Thursday Doors 39/52

Copyright © Deborah M. Zajac. ALL RIGHTS RESERVED

For this week’s Thursday Doors I have returned to my NYC trip files to share another ancient door panel from the MET (Metropolitan Museum of Art).

The plaque beside the panel says:

Carved Door Panel

Present-day Uzbekistan, Samarquand, Timurid period

(1370-1507), late 15th century

Wood (cypress); carved, with traces of paint

Culture- Islamic

H-82 in (208.3 cm)
W- 30 3/4in (78.1cm)
D-2 1/2in (6.4cm)
Wt. – 127 lbs. (57.6kg)
Made in Present-day Uzbekistan, Samarqand

This door is said to have been found in a secular building in Khokand, in present-day Uzbekistan. The intricate carvings of the interlaced vine scrolls seen here may be compared to similar relief decoration in stone carvings of the fifteenth century and to contemporary manuscript illuminations. The establishment of royal workshops throughout Iran during the fifteenth century fueled a unity of design across media, resulting in the emergence of common regional design vocabularies.

Carved Panel Door

Nikon Df| Nikkor 28-105mm| Delkin Digital Film| PS CC 2015.5

This post is part of Norm 2.0’s Thursday Doors.  If you love doors and would like to see the doors others are posting, or post doors you’ve photographed and join other door lovers from around the world click here.

At the end of Norm’s latest Thursday Door post is a little Blue Link-up/View button click it to be taken to a page with all the links to view all the posts, and add your own if you’re a door enthusiast too.

More to come…

 

 

48 thoughts on “Thursday Doors 39/52

  1. Amazing -what a treasure! Your trip to New York was certainly worth in being able to see all these treasures (of course, aside from seeing your sisters:) Maybe I’m not quite clear how it traveled from Iran to Uzbekistan

    1. Thank you Jean! The trip was amazing! I hope we do it again one year.

      Isn’t it wonderful that this door was saved and put in a museum for us to wonder? Your guess is as good as mine as to how the panel found its way to Uzbekistan. Perhaps the carver moved there? Perhaps merchants with great wagons, or caravans of camels with their backs strapped with sacks of stuff, and pulling goods traveled all over the middle east selling their goods?

      The imagination does wander and ponder doesn’t it? 🙂

  2. Oh my goodness the scroll work….
    Among other tools, I sell scroll saws so I KNOW that with an electric saw today this would require a skilled scroller at least 150 hours of work. I can only imagine it would be 5-6 times as many hours if done with the manual saws available at the time. The patience, dedication, and skill of these craftsmen blows me away.

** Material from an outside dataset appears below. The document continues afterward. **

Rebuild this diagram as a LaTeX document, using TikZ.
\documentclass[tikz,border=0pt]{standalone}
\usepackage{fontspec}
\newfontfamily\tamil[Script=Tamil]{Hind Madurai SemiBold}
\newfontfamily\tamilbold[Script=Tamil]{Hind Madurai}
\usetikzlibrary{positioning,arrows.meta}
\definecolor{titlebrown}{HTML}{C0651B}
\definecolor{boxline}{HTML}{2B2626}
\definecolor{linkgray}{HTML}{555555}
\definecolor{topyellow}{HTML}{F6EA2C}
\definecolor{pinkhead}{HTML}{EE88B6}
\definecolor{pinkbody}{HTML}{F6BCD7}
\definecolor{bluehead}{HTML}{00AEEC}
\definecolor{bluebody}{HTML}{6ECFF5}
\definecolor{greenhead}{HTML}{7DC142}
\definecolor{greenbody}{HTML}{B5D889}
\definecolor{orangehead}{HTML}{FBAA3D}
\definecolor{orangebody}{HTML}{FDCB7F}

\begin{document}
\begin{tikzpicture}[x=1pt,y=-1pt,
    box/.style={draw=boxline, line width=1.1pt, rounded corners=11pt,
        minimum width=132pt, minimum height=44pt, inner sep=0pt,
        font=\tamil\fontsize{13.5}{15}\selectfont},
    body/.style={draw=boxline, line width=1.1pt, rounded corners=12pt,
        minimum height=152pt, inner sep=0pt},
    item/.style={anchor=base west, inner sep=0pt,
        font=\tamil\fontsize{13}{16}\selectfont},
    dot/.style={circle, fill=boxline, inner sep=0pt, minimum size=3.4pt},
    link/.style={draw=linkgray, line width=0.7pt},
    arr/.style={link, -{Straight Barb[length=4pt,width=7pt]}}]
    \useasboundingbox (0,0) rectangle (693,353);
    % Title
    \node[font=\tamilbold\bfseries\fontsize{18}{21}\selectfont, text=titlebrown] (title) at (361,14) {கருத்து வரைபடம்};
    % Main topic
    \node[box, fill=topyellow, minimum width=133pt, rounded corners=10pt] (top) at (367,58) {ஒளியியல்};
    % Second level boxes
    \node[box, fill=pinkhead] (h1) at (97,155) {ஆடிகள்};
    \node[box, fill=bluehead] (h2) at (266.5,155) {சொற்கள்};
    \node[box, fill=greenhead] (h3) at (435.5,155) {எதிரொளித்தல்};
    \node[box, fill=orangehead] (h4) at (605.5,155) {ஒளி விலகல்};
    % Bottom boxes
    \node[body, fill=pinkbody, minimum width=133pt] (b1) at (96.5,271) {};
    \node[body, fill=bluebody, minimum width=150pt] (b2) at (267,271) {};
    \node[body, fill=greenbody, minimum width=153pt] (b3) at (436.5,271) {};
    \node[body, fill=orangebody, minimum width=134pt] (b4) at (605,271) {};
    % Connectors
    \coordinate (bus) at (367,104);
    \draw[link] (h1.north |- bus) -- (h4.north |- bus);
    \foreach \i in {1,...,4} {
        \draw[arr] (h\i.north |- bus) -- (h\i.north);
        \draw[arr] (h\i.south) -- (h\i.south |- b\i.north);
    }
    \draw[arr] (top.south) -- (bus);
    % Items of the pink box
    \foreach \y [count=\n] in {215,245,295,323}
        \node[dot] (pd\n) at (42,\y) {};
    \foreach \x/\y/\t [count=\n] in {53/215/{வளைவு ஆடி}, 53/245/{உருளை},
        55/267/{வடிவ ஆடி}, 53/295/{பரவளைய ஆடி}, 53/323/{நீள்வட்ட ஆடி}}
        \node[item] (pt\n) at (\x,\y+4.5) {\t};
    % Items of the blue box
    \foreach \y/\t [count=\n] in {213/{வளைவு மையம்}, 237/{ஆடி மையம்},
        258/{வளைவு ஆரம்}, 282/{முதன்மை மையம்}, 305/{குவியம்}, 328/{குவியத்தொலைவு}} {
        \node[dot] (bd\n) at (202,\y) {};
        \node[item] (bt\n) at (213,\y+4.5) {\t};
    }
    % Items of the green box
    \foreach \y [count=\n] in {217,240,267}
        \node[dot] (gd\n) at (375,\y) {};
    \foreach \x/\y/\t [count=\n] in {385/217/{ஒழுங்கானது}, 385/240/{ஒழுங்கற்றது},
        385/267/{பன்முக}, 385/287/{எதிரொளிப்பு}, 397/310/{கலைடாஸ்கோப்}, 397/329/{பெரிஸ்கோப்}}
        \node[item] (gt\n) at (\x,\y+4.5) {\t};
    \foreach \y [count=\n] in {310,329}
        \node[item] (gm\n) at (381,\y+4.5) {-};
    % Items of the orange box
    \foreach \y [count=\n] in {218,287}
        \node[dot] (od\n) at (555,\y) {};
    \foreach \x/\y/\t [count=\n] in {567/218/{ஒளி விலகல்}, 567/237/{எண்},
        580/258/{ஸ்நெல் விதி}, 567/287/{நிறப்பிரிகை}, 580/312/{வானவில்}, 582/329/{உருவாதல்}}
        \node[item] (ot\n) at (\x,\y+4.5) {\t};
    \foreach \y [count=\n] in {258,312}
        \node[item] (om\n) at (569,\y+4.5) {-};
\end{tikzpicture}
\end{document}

  3. Wow, that’s incredible. Imagine carving so much detail! It makes me think it was an ancient version of a screen door. Perhaps the door from an inner courtyard to the outdoors, or something so garden-like. I can imagine a woman saying, “I want something that lets in a bit of air and sun, but still provides a barrier.” This one really piques my interest and gets my imagination going.

  4. Thanks for sharing the information about that panel, Deborah. It’s hard for me to think about doing that work today, with modern equipment. I can’t imagine doing it by hand back then!